Guinness Book World Record Holder
Towering over the small city of Pulaski about 20 minutes west of Green Bay, you’ll find a church with twin, 135-foot-tall Spanish-style towers, the deep tolling of its trio of bells weighing 2,000, 800 and 200 pounds and beautiful 50-foot ceilings showcasing more than 40 Italian-made stained glass windows at Assumption of the Blessed Virgin Mary Parish.
Parish members, all Polish descent parishioners, volunteered to construct this Romanesque Revival 198-foot-long brick church. When it was completed in 1931 at a total cost of $225,000 it was the largest rural Catholic church in America, according to the Guinness Book of World Records and was the talk of the entire state.

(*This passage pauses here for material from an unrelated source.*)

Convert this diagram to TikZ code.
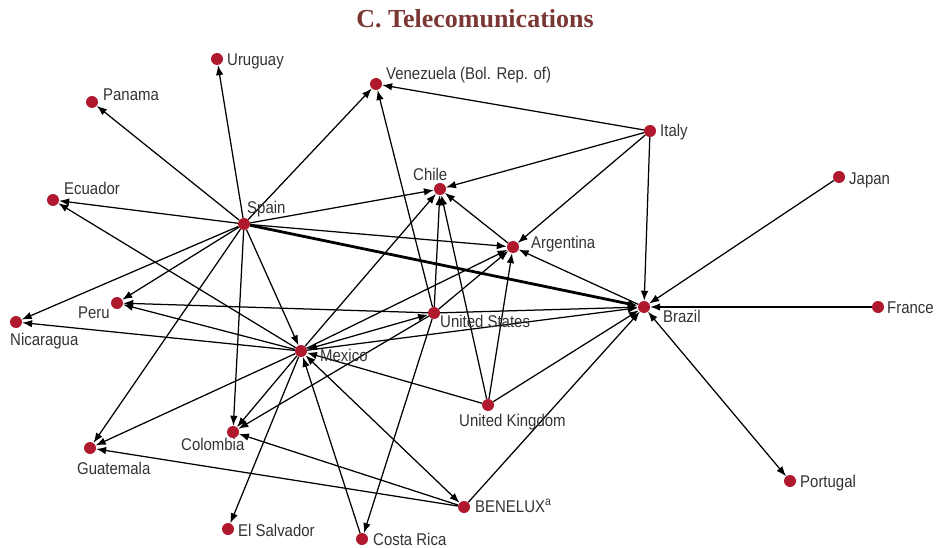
\documentclass[tikz,border=0pt]{standalone}
\usepackage{fontspec}
\setmainfont{Liberation Sans}
\newfontfamily\labelfont[FakeStretch=0.88]{Liberation Sans}
\newfontfamily\titlefont{Liberation Serif}
\usepackage{tikz}
\usetikzlibrary{calc, backgrounds, arrows.meta}
\definecolor{NodeRed}{RGB}{176, 24, 46}
\definecolor{TitleBrown}{RGB}{123, 55, 52}
\definecolor{LabelGray}{RGB}{51, 51, 51}
\tikzset{
	country/.style={circle, fill=NodeRed, inner sep=0pt, minimum size=12pt},
	cname/.style={font={\labelfont\fontsize{17pt}{20pt}\selectfont}, text=LabelGray, inner sep=0pt, anchor=base west},
	tie/.style={-{Latex[length=10pt,width=7.5pt]}, line width=1.25pt},
	twoway/.style={{Latex[length=10pt,width=7.5pt]}-{Latex[length=10pt,width=7.5pt]}, line width=1.25pt},
	heavy/.style={tie, line width=2.8pt}, % the strongest tie
}

\begin{document}
\begin{tikzpicture}[x=1pt, y=-1pt]
\useasboundingbox (0,0) rectangle (936,548);

\node[font={\titlefont\bfseries\fontsize{26pt}{30pt}\selectfont}, text=TitleBrown, anchor=base, inner sep=0pt] (title) at (475,28) {C. Telecomunications};

\node[country] (uruguay) at (217,59) {};
\node[country] (panama) at (92,102) {};
\node[country] (venezuela) at (376,84) {};
\node[country] (ecuador) at (53,200) {};
\node[country] (spain) at (244,224) {};
\node[country] (chile) at (440,189) {};
\node[country] (italy) at (650,131) {};
\node[country] (japan) at (839,177) {};
\node[country] (argentina) at (513,247) {};
\node[country] (peru) at (117,303) {};
\node[country] (nicaragua) at (16,322) {};
\node[country] (usa) at (434,313) {};
\node[country] (brazil) at (644,307) {};
\node[country] (france) at (878,307) {};
\node[country] (mexico) at (301,351) {};
\node[country] (uk) at (488,405) {};
\node[country] (colombia) at (233,432) {};
\node[country] (guatemala) at (90,448) {};
\node[country] (portugal) at (790,481) {};
\node[country] (benelux) at (464,507) {};
\node[country] (elsalvador) at (228,529) {};
\node[country] (costarica) at (362,539) {};

\node[cname] (uruguaylbl) at ($(uruguay)+(10,7)$) {Uruguay};
\node[cname] (panamalbl) at ($(panama)+(11,-1)$) {Panama};
\node[cname] (venezuelalbl) at ($(venezuela)+(10,-4)$) {Venezuela (Bol. Rep. of)};
\node[cname] (ecuadorlbl) at ($(ecuador)+(11,-6)$) {Ecuador};
\node[cname] (spainlbl) at ($(spain)+(3,-11)$) {Spain};
\node[cname] (chilelbl) at ($(chile)+(-27,-8)$) {Chile};
\node[cname] (italylbl) at ($(italy)+(10,6)$) {Italy};
\node[cname] (japanlbl) at ($(japan)+(10,7)$) {Japan};
\node[cname] (argentinalbl) at ($(argentina)+(18,1)$) {Argentina};
\node[cname] (perulbl) at ($(peru)+(-39,15)$) {Peru};
\node[cname] (nicaragualbl) at ($(nicaragua)+(-6,23)$) {Nicaragua};
\node[cname] (usalbl) at ($(usa)+(6,14)$) {United States};
\node[cname] (brazillbl) at ($(brazil)+(19,15)$) {Brazil};
\node[cname] (francelbl) at ($(france)+(9,6)$) {France};
\node[cname] (mexicolbl) at ($(mexico)+(19,10)$) {Mexico};
\node[cname] (uklbl) at ($(uk)+(-29,21)$) {United Kingdom};
\node[cname] (colombialbl) at ($(colombia)+(-52,18)$) {Colombia};
\node[cname] (guatemalalbl) at ($(guatemala)+(-13,26)$) {Guatemala};
\node[cname] (portugallbl) at ($(portugal)+(10,6)$) {Portugal};
\node[cname] (beneluxlbl) at ($(benelux)+(11,5)$) {BENELUX\textsuperscript{a}};
\node[cname] (elsalvadorlbl) at ($(elsalvador)+(10,7)$) {El Salvador};
\node[cname] (costaricalbl) at ($(costarica)+(11,6)$) {Costa Rica};

\begin{scope}[on background layer]
\draw[tie] (spain) -- (uruguay);
\draw[tie] (spain) -- (panama);
\draw[tie] (spain) -- (venezuela);
\draw[tie] (spain) -- (ecuador);
\draw[tie] (spain) -- (chile);
\draw[tie] (spain) -- (argentina);
\draw[tie] (spain) -- (nicaragua);
\draw[tie] (spain) -- (peru);
\draw[tie] (spain) -- (guatemala);
\draw[tie] (spain) -- (colombia);
\draw[tie] (spain) -- (mexico);
\draw[heavy] (spain) -- (brazil);

\draw[tie] (italy) -- (venezuela);
\draw[tie] (italy) -- (chile);
\draw[tie] (italy) -- (argentina);
\draw[tie] (italy) -- (brazil);
\draw[tie] (japan) -- (brazil);
\draw[tie] (france) -- (brazil);
\draw[twoway] (brazil) -- (portugal);
\draw[tie] (brazil) -- (argentina);
\draw[tie] (argentina) -- (chile);

\draw[tie] (usa) -- (venezuela);
\draw[tie] (usa) -- (chile);
\draw[tie] (usa) -- (argentina);
\draw[tie] (usa) -- (peru);
\draw[tie] (usa) -- (brazil);
\draw[tie] (usa) -- (colombia);
\draw[tie] (usa) -- (costarica);
\draw[twoway] (mexico) -- (usa);

\draw[tie] (mexico) -- (chile);
\draw[tie] (mexico) -- (argentina);
\draw[tie] (mexico) -- (peru);
\draw[tie] (mexico) -- (nicaragua);
\draw[tie] (mexico) -- (ecuador);
\draw[tie] (mexico) -- (guatemala);
\draw[tie] (mexico) -- (colombia);
\draw[tie] (mexico) -- (elsalvador);
\draw[tie] (mexico) -- (brazil);
\draw[twoway] (mexico) -- (benelux);

\draw[tie] (uk) -- (chile);
\draw[tie] (uk) -- (argentina);
\draw[tie] (uk) -- (brazil);
\draw[tie] (uk) -- (mexico);
\draw[tie] (benelux) -- (colombia);
\draw[tie] (benelux) -- (guatemala);
\draw[tie] (benelux) -- (brazil);
\draw[tie] (costarica) -- (mexico);
\end{scope}
\end{tikzpicture}
\end{document}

Can You Find it at the Garden?
Photo Credit: Marc Amenson
There are 47 acres at the Green Bay Botanical Garden that capture the beauty of northeast Wisconsin. In the late 1970’s a group called Plants in the Urban Environment started the work that eventually led to the creation of the botanic garden. The property, known as “the old Larsen orchard”, was assembled by William Larsen in the early 1900's to grow apples for his wholesale fruit and vegetable business.
The garden has become a community gathering place, holding summer concerts, educational events, weddings and a wintertime light show. The paths lead to amazing garden collections and unique architecture. But what about Mr. Larsen’s orchard? Today, there still is an apple tree inside the garden that carries on his legacy…and it’s marked. Can you find the tree and it’s crooked little path?